*What is being asked*
Leave out the pictures; transcribe all else exactly.

*Available data*
+---+
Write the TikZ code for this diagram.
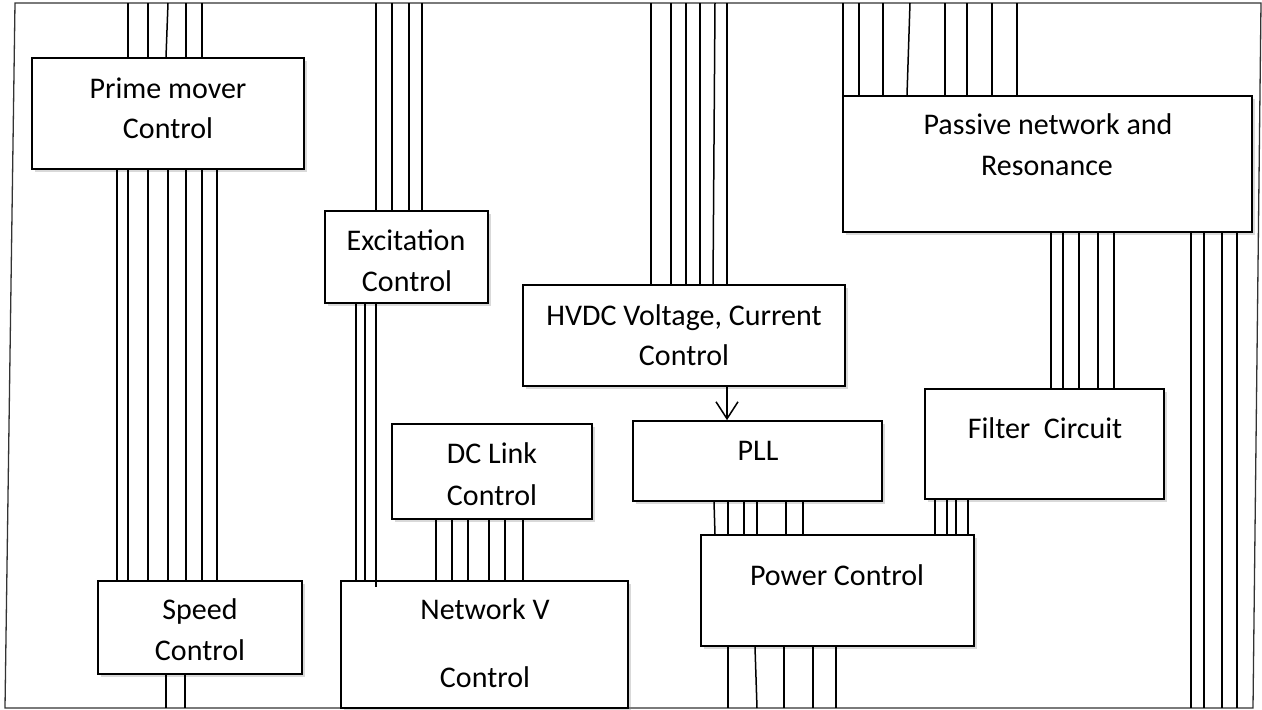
\documentclass[tikz,border=0pt]{standalone}
\usepackage{fontspec}
\setmainfont{Carlito}
\usetikzlibrary{arrows.meta,shadows}
\begin{document}
\begin{tikzpicture}[x=1pt,y=-1pt,
  box/.style={draw=black,line width=1.7pt,fill=white,inner sep=0pt,
    drop shadow={shadow xshift=3pt,shadow yshift=-3pt,opacity=0.3}},
  wire/.style={draw=black,line width=1.5pt},
  frameline/.style={draw=black!80,line width=1.3pt},
  lbl/.style={font=\fontsize{30}{36}\selectfont,anchor=base,inner sep=0pt,text=black}]
\useasboundingbox (0,0) rectangle (1262,710);
% frame
\coordinate (ftl) at (15,3);
\coordinate (ftr) at (1261,3);
\coordinate (fbr) at (1253,708);
\coordinate (fbl) at (5,708);
\coordinate (ftop) at (0,3);
\coordinate (fbot) at (0,708);
\draw[frameline] (ftl) -- (ftr) -- (fbr) -- (fbl) -- cycle;
% boxes
\node[box,minimum width=272pt,minimum height=111pt] (pm) at (168,113.5) {};
\node[box,minimum width=163pt,minimum height=92pt] (ex) at (406.5,257) {};
\node[box,minimum width=322pt,minimum height=101pt] (hv) at (684,335.5) {};
\node[box,minimum width=409pt,minimum height=136pt] (pn) at (1047.5,164) {};
\node[box,minimum width=239pt,minimum height=110pt] (fc) at (1044.5,444) {};
\node[box,minimum width=249pt,minimum height=80pt] (pll) at (757.5,461) {};
\node[box,minimum width=200pt,minimum height=95pt] (dc) at (492,471.5) {};
\node[box,minimum width=273pt,minimum height=111pt] (pw) at (837.5,590.5) {};
\node[box,minimum width=204pt,minimum height=93pt] (sp) at (200,627.5) {};
\node[box,minimum width=287pt,minimum height=127pt] (nv) at (484.5,644.5) {};
% labels
\node[lbl] (t1a) at (168,98) {Prime mover};
\node[lbl] (t1b) at (168,138) {Control};
\node[lbl] (t2a) at (406,250) {Excitation};
\node[lbl] (t2b) at (407,291) {Control};
\node[lbl] (t3a) at (684,325) {HVDC Voltage, Current};
\node[lbl] (t3b) at (684,365) {Control};
\node[lbl] (t4a) at (1048,134) {Passive network and};
\node[lbl] (t4b) at (1047,175) {Resonance};
\node[lbl] (t5) at (1045,438) {Filter\ \ Circuit};
\node[lbl] (t6) at (758,460) {PLL};
\node[lbl] (t7a) at (492,463) {DC Link};
\node[lbl] (t7b) at (492,505) {Control};
\node[lbl] (t8) at (837,585) {Power Control};
\node[lbl] (t9a) at (200,619) {Speed};
\node[lbl] (t9b) at (200,660) {Control};
\node[lbl] (t10a) at (485,619) {Network V};
\node[lbl] (t10b) at (485,687) {Control};
% wires: top frame -> prime mover
\foreach \x in {128,148,186,202} \draw[wire] (\x,0 |- ftop) -- (\x,0 |- pm.north);
\draw[wire] (168,0 |- ftop) -- (166,0 |- pm.north);
% prime mover -> speed
\foreach \x in {117,128,148,168,186,202,217} \draw[wire] (\x,0 |- pm.south) -- (\x,0 |- sp.north);
% speed -> bottom
\foreach \x in {166,185} \draw[wire] (\x,0 |- sp.south) -- (\x,0 |- fbot);
% top -> excitation
\foreach \x in {376,392,409,422} \draw[wire] (\x,0 |- ftop) -- (\x,0 |- ex.north);
% excitation -> network V
\foreach \x in {356,365} \draw[wire] (\x,0 |- ex.south) -- (\x,0 |- nv.north);
\draw[wire] (376,0 |- nv.north) ++(0,7) -- (376,0 |- ex.south);
% DC link -> network V
\foreach \x in {436,452,468,489,505,523} \draw[wire] (\x,0 |- dc.south) -- (\x,0 |- nv.north);
% top -> HVDC
\foreach \x in {651,671,686,700,727} \draw[wire] (\x,0 |- ftop) -- (\x,0 |- hv.north);
\draw[wire] (715,0 |- ftop) -- (713,0 |- hv.north);
% top -> passive network
\foreach \x in {843,859,883,945,967,992,1017} \draw[wire] (\x,0 |- ftop) -- (\x,0 |- pn.north);
\draw[wire] (910,0 |- ftop) -- (907,0 |- pn.north);
% HVDC -> PLL arrow
\draw[wire,-{Straight Barb[length=17pt,width=22pt]}] (727,0 |- hv.south) -- (727,0 |- pll.north);
% passive -> filter
\foreach \x in {1051,1063,1079,1098,1114} \draw[wire] (\x,0 |- pn.south) -- (\x,0 |- fc.north);
% passive -> bottom
\foreach \x in {1191,1204,1222,1237} \draw[wire] (\x,0 |- pn.south) -- (\x,0 |- fbot);
% PLL -> power
\foreach \x in {728,744,757,786,803} \draw[wire] (\x,0 |- pll.south) -- (\x,0 |- pw.north);
\draw[wire] (714,0 |- pll.south) -- (715,0 |- pw.north);
% filter -> power
\foreach \x in {935,947,956,968} \draw[wire] (\x,0 |- fc.south) -- (\x,0 |- pw.north);
% power -> bottom
\foreach \x in {728,784,813,836} \draw[wire] (\x,0 |- pw.south) -- (\x,0 |- fbot);
\draw[wire] (755,0 |- pw.south) -- (757,0 |- fbot);
\end{tikzpicture}
\end{document}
+---+
*Task solution*
Write the TikZ code for this diagram.
\documentclass[tikz,border=0pt]{standalone}
\usepackage{fontspec}
\setmainfont{Carlito}
\usetikzlibrary{arrows.meta,shadows}
\begin{document}
\begin{tikzpicture}[x=1pt,y=-1pt,
  box/.style={draw=black,line width=1.7pt,fill=white,inner sep=0pt,
    drop shadow={shadow xshift=3pt,shadow yshift=-3pt,opacity=0.3}},
  wire/.style={draw=black,line width=1.5pt},
  frameline/.style={draw=black!80,line width=1.3pt},
  lbl/.style={font=\fontsize{30}{36}\selectfont,anchor=base,inner sep=0pt,text=black}]
\useasboundingbox (0,0) rectangle (1262,710);
% frame
\coordinate (ftl) at (15,3);
\coordinate (ftr) at (1261,3);
\coordinate (fbr) at (1253,708);
\coordinate (fbl) at (5,708);
\coordinate (ftop) at (0,3);
\coordinate (fbot) at (0,708);
\draw[frameline] (ftl) -- (ftr) -- (fbr) -- (fbl) -- cycle;
% boxes
\node[box,minimum width=272pt,minimum height=111pt] (pm) at (168,113.5) {};
\node[box,minimum width=163pt,minimum height=92pt] (ex) at (406.5,257) {};
\node[box,minimum width=322pt,minimum height=101pt] (hv) at (684,335.5) {};
\node[box,minimum width=409pt,minimum height=136pt] (pn) at (1047.5,164) {};
\node[box,minimum width=239pt,minimum height=110pt] (fc) at (1044.5,444) {};
\node[box,minimum width=249pt,minimum height=80pt] (pll) at (757.5,461) {};
\node[box,minimum width=200pt,minimum height=95pt] (dc) at (492,471.5) {};
\node[box,minimum width=273pt,minimum height=111pt] (pw) at (837.5,590.5) {};
\node[box,minimum width=204pt,minimum height=93pt] (sp) at (200,627.5) {};
\node[box,minimum width=287pt,minimum height=127pt] (nv) at (484.5,644.5) {};
% labels
\node[lbl] (t1a) at (168,98) {Prime mover};
\node[lbl] (t1b) at (168,138) {Control};
\node[lbl] (t2a) at (406,250) {Excitation};
\node[lbl] (t2b) at (407,291) {Control};
\node[lbl] (t3a) at (684,325) {HVDC Voltage, Current};
\node[lbl] (t3b) at (684,365) {Control};
\node[lbl] (t4a) at (1048,134) {Passive network and};
\node[lbl] (t4b) at (1047,175) {Resonance};
\node[lbl] (t5) at (1045,438) {Filter\ \ Circuit};
\node[lbl] (t6) at (758,460) {PLL};
\node[lbl] (t7a) at (492,463) {DC Link};
\node[lbl] (t7b) at (492,505) {Control};
\node[lbl] (t8) at (837,585) {Power Control};
\node[lbl] (t9a) at (200,619) {Speed};
\node[lbl] (t9b) at (200,660) {Control};
\node[lbl] (t10a) at (485,619) {Network V};
\node[lbl] (t10b) at (485,687) {Control};
% wires: top frame -> prime mover
\foreach \x in {128,148,186,202} \draw[wire] (\x,0 |- ftop) -- (\x,0 |- pm.north);
\draw[wire] (168,0 |- ftop) -- (166,0 |- pm.north);
% prime mover -> speed
\foreach \x in {117,128,148,168,186,202,217} \draw[wire] (\x,0 |- pm.south) -- (\x,0 |- sp.north);
% speed -> bottom
\foreach \x in {166,185} \draw[wire] (\x,0 |- sp.south) -- (\x,0 |- fbot);
% top -> excitation
\foreach \x in {376,392,409,422} \draw[wire] (\x,0 |- ftop) -- (\x,0 |- ex.north);
% excitation -> network V
\foreach \x in {356,365} \draw[wire] (\x,0 |- ex.south) -- (\x,0 |- nv.north);
\draw[wire] (376,0 |- nv.north) ++(0,7) -- (376,0 |- ex.south);
% DC link -> network V
\foreach \x in {436,452,468,489,505,523} \draw[wire] (\x,0 |- dc.south) -- (\x,0 |- nv.north);
% top -> HVDC
\foreach \x in {651,671,686,700,727} \draw[wire] (\x,0 |- ftop) -- (\x,0 |- hv.north);
\draw[wire] (715,0 |- ftop) -- (713,0 |- hv.north);
% top -> passive network
\foreach \x in {843,859,883,945,967,992,1017} \draw[wire] (\x,0 |- ftop) -- (\x,0 |- pn.north);
\draw[wire] (910,0 |- ftop) -- (907,0 |- pn.north);
% HVDC -> PLL arrow
\draw[wire,-{Straight Barb[length=17pt,width=22pt]}] (727,0 |- hv.south) -- (727,0 |- pll.north);
% passive -> filter
\foreach \x in {1051,1063,1079,1098,1114} \draw[wire] (\x,0 |- pn.south) -- (\x,0 |- fc.north);
% passive -> bottom
\foreach \x in {1191,1204,1222,1237} \draw[wire] (\x,0 |- pn.south) -- (\x,0 |- fbot);
% PLL -> power
\foreach \x in {728,744,757,786,803} \draw[wire] (\x,0 |- pll.south) -- (\x,0 |- pw.north);
\draw[wire] (714,0 |- pll.south) -- (715,0 |- pw.north);
% filter -> power
\foreach \x in {935,947,956,968} \draw[wire] (\x,0 |- fc.south) -- (\x,0 |- pw.north);
% power -> bottom
\foreach \x in {728,784,813,836} \draw[wire] (\x,0 |- pw.south) -- (\x,0 |- fbot);
\draw[wire] (755,0 |- pw.south) -- (757,0 |- fbot);
\end{tikzpicture}
\end{document}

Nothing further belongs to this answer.